É neste contexto que se impõe a necessidade de uma ação internacional direta: flotilhas humanitárias escoltadas por estruturas legítimas de proteção, capazes de abrir corredores para levar pão, remédios, água potável e esperança a uma população sitiada. Não é ingerência. Não é afronta à soberania. É solidariedade prática, é direito universal à vida. O “nunca mais” que ecoou após Auschwitz não pode morrer em Gaza.
Mas a luta não se encerra na Faixa sitiada. O que se vê no Oriente Médio e na Palestina revela as fissuras mais profundas de um sistema internacional em disputa. O Ocidente, liderado pelos Estados Unidos, insiste em bombardear, sancionar e subjugar povos inteiros em nome de uma democracia esvaziada de conteúdo. Já os novos polos emergentes, reunidos nos BRICS, prometem uma alternativa. Mas que alternativa é essa?
O Irã, parte desse bloco, ergue-se como voz contra o imperialismo ocidental, mas internamente mantém uma ordem que oprime mulheres, sufoca dissidências e reprime a juventude que clama por liberdade. Como falar de dignidade global se metade de sua população vive sob um regime de vigilância e punição moral?
A China, gigante econômico que hoje sustenta quase 20% do PIB global, apresenta-se como esperança de um mundo multipolar. Mas nos seus parques industriais floresce o “996”: jornadas de 9h às 21h, seis dias por semana. Uma rotina que arranca da carne e da mente dos trabalhadores toda energia vital. Uma ordem global fundada sobre a exaustão humana pode ser alternativa? Ou é apenas mais um espelho invertido do mesmo inferno capitalista?
A Índia, celebrada como democracia vibrante, convive com a permanência de castas, a exploração infantil e a escravidão moderna de milhões. Qual a legitimidade de um Sul que não protege os seus, mas perpetua servidões ancestrais?
E mesmo dentro do Brasil, que poderia liderar um caminho emancipatório, ainda se naturalizam desigualdades raciais, devastação ambiental e a exploração brutal da força de trabalho. O que temos a oferecer ao mundo se não somos capazes de proteger nossos próprios povos originários, negros, mulheres, trabalhadores e trabalhadoras?
O desafio, portanto, é este: não basta trocar o eixo de dominação. Uma nova ordem mundial que apenas substitui Washington por Pequim, ou Bruxelas por Teerã, não é alternativa, mas sim continuidade da barbárie. O que o planeta exige é uma ruptura ética: colocar no centro a vida, o descanso, a saúde mental, a igualdade de gênero, a justiça social, a infância protegida. Uma ordem fundada não no lucro ou na lógica de poder, mas na dignidade universal.

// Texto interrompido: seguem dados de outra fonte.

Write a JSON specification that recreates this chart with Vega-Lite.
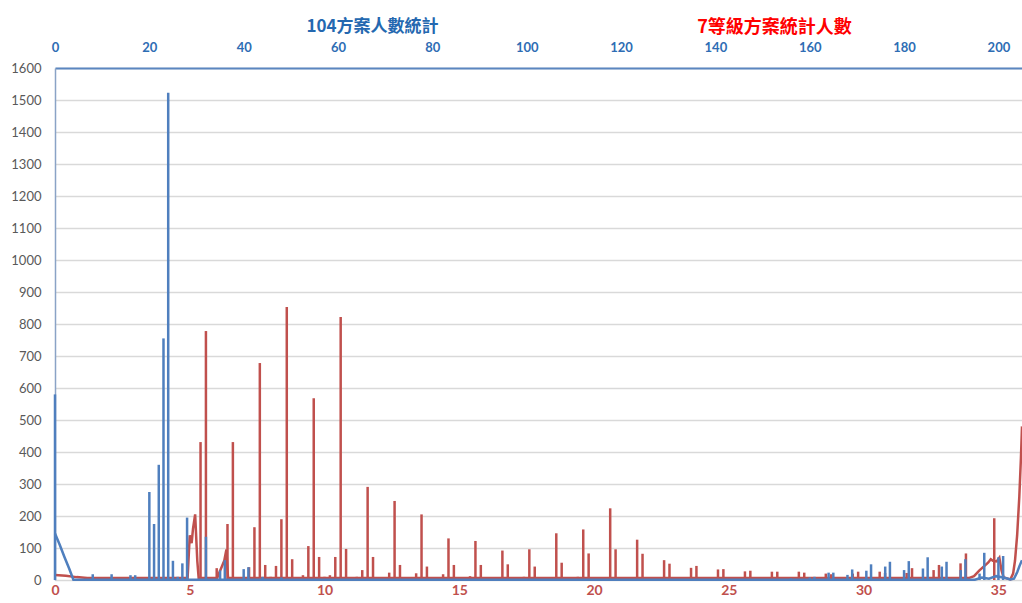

É aqui que a imagem das flotilhas humanitárias ganha força simbólica. São mais do que navios carregando pão e remédio: são embarcações que desafiam a lógica do império e do mercado, são a materialização de uma desobediência civil planetária. Se os Estados negam corredores, os povos abrirão caminhos pelo mar. Se a diplomacia falha, a solidariedade se fará em ondas.
O século XXI está sendo escrito diante de nossos olhos. Ou teremos coragem de enfrentar as contradições – inclusive as que habitam dentro dos nossos aliados estratégicos – ou seremos engolidos por uma multipolaridade cínica, que multiplica apenas a dor. O chamado é urgente: erguer flotilhas pela vida, pela dignidade, pela humanidade. Porque a neutralidade já não é possível. Ou navegamos rumo à esperança, ou afundaremos juntos na barbárie.